It is 64 bil linux with Ifort v 11.1.69

Quick glance at the assembly code shows that SSE instructions are used and not X87.

TimP · ‎04-11-2010

If the WRITE formatting complies with IEEE754, standard 64-bit double precision will have 17 significant digits shown in decimal. A change up to the 17th digit should reflect a change in the binary data. Beyond that, the library could have made any choice. It could be an exact conversion from a binary value extended with zero bits (same as for x87 up to 21 signficant digits), it could shift from that method to zeros at any point, or it could be something else.

jimdempseyatthecove · ‎04-11-2010

The print function(s) code selection (FPU/SEE) is not affected by choice of compile time options. The variables printed will have had to pass through memory (IOW - get fixed at 64-bits). The extra bits will be of significance through intermeadiary calculations.

That is to say the 64-bit result contained in variable a, after both satements might differ. But depending on values chosen, the results may be the same.

Jim

eliosh · ‎04-12-2010

Thanks Tim,

I think your explanation pretty much answers the original question as well. Namely, the differences observed after the 17 digit are irrelevant since they are in fact garbage.

It is also worth to mention that saving numbers like

z=105.86983582559437877534946892410516740_dp

is pretty much meaningless since double precision cannot keep all those digits.

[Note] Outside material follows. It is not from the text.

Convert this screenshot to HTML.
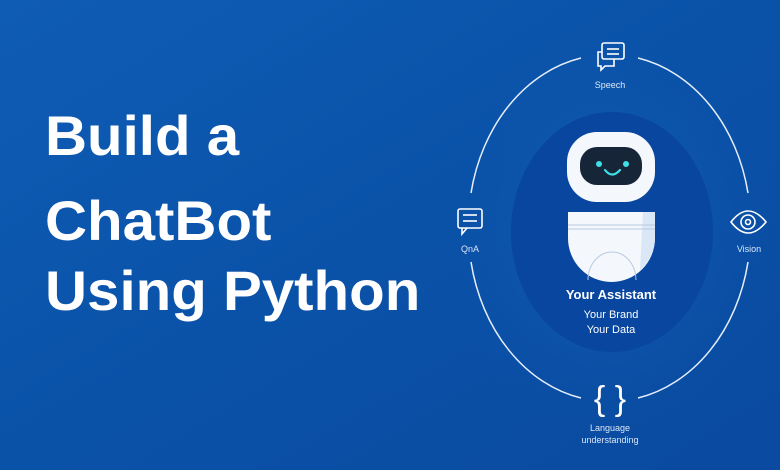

jimdempseyatthecove · ‎04-12-2010

If those extra digits are valid (i.e. came from system capable of REAL(16) or REAL(bigger than 8)) then keep those digits in thesource file. The reason being, should you ever port this back to system supporting larger formats the extra precision is present.

When dealing with some of the scientific database files from JPL the data can be obtained from systems supporting larger than REAL(8). In some cases the software uses two REAL(8) to gain additional precison, in other cases the extended precision is obtained by systems supporting longerFP "word" size.

Now, should105.86983582559437877534946892410516740_dp have been originally generated on your system then clip/round it to 17 or 18 places.

Jim Dempsey